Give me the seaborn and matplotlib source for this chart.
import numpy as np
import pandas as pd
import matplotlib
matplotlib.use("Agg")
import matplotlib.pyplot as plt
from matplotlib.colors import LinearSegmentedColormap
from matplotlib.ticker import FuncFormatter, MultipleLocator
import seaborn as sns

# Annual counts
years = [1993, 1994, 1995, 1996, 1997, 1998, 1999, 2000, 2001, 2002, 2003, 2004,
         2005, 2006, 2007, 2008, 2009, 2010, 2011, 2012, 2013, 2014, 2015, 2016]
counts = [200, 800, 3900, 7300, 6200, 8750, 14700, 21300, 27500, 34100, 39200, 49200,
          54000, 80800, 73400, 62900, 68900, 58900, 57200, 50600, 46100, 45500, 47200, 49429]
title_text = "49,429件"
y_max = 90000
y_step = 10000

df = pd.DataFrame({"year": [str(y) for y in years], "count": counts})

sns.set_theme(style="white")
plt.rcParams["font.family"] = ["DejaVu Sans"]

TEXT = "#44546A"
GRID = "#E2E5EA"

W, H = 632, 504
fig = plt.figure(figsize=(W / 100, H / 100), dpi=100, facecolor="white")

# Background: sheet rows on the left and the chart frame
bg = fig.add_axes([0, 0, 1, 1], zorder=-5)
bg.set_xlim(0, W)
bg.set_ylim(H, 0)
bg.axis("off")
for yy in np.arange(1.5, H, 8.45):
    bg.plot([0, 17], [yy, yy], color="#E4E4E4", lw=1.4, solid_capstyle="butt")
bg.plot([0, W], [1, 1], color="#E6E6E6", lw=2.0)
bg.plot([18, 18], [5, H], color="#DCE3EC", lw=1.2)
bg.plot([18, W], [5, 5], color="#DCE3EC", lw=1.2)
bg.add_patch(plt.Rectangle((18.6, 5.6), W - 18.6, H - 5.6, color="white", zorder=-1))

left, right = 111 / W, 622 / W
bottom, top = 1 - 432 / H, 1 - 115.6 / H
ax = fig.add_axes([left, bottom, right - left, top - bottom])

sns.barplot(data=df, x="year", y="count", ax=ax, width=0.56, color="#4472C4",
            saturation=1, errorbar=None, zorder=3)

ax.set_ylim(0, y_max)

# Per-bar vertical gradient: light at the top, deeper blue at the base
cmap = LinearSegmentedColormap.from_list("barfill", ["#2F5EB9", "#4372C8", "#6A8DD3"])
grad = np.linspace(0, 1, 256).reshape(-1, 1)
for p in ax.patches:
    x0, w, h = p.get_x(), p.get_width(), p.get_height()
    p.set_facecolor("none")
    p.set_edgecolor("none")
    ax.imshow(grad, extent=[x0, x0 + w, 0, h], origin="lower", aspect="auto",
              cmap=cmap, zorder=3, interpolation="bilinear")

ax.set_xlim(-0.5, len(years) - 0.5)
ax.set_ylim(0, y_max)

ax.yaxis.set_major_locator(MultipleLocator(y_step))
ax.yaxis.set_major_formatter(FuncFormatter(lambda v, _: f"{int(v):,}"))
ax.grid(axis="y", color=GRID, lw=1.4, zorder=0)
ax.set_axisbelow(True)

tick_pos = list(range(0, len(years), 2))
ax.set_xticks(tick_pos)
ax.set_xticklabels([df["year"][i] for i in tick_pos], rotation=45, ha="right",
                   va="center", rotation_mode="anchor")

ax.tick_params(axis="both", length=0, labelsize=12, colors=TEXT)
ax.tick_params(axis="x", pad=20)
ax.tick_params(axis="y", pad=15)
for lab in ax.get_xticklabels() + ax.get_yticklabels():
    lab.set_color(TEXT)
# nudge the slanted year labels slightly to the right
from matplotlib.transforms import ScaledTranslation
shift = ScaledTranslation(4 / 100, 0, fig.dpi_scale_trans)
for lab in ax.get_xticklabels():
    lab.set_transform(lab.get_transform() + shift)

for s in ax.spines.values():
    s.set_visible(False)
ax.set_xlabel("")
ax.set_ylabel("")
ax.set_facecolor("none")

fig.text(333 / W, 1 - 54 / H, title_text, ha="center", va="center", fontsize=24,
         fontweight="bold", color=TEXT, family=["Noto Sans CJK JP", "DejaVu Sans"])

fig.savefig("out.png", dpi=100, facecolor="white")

---

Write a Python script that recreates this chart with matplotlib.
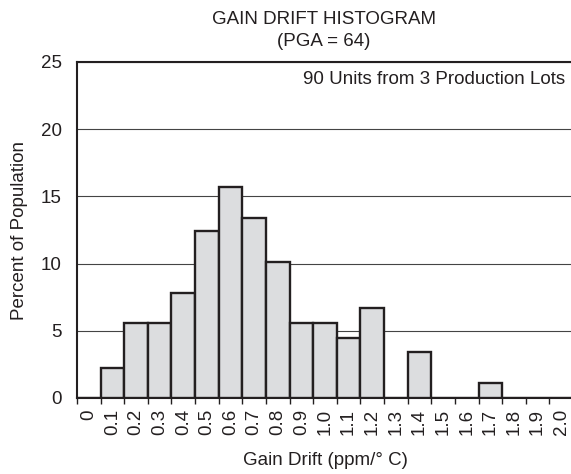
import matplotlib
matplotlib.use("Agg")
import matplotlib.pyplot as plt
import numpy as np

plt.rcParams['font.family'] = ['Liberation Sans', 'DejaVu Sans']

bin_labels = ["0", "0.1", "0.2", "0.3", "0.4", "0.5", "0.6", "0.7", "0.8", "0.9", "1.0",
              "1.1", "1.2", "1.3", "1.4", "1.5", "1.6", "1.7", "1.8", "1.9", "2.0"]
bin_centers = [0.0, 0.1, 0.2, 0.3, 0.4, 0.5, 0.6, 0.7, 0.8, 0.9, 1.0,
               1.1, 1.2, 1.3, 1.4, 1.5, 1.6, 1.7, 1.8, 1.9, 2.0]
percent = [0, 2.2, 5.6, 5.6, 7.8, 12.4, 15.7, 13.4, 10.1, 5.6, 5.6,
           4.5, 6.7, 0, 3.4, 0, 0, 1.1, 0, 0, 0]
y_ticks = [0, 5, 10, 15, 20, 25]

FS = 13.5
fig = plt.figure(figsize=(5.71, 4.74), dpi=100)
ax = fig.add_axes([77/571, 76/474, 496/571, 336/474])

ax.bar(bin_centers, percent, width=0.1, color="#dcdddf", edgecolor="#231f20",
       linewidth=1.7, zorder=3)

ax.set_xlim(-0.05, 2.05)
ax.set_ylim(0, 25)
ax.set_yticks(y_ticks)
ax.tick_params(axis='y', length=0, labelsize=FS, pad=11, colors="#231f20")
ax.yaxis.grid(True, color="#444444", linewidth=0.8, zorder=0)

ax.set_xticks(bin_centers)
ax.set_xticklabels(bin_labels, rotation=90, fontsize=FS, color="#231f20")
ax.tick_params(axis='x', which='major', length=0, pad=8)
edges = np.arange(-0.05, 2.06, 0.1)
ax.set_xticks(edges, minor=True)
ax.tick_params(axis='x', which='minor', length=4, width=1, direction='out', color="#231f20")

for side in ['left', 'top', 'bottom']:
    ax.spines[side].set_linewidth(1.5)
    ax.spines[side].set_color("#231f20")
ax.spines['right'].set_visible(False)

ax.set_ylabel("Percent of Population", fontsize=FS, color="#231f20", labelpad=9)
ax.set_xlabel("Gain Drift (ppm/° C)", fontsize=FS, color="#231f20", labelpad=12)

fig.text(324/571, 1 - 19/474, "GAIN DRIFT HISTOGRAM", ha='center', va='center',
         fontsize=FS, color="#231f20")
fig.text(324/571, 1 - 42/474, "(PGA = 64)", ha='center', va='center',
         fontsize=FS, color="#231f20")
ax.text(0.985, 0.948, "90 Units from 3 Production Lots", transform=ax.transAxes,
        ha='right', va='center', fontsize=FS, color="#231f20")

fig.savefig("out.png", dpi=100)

## Written task
Print, from the entries above, the line with "Give me the", the line with "import seaborn as sns" and all lines between them, exactly and with nothing else.

## Correct result
Give me the seaborn and matplotlib source for this chart.
import numpy as np
import pandas as pd
import matplotlib
matplotlib.use("Agg")
import matplotlib.pyplot as plt
from matplotlib.colors import LinearSegmentedColormap
from matplotlib.ticker import FuncFormatter, MultipleLocator
import seaborn as sns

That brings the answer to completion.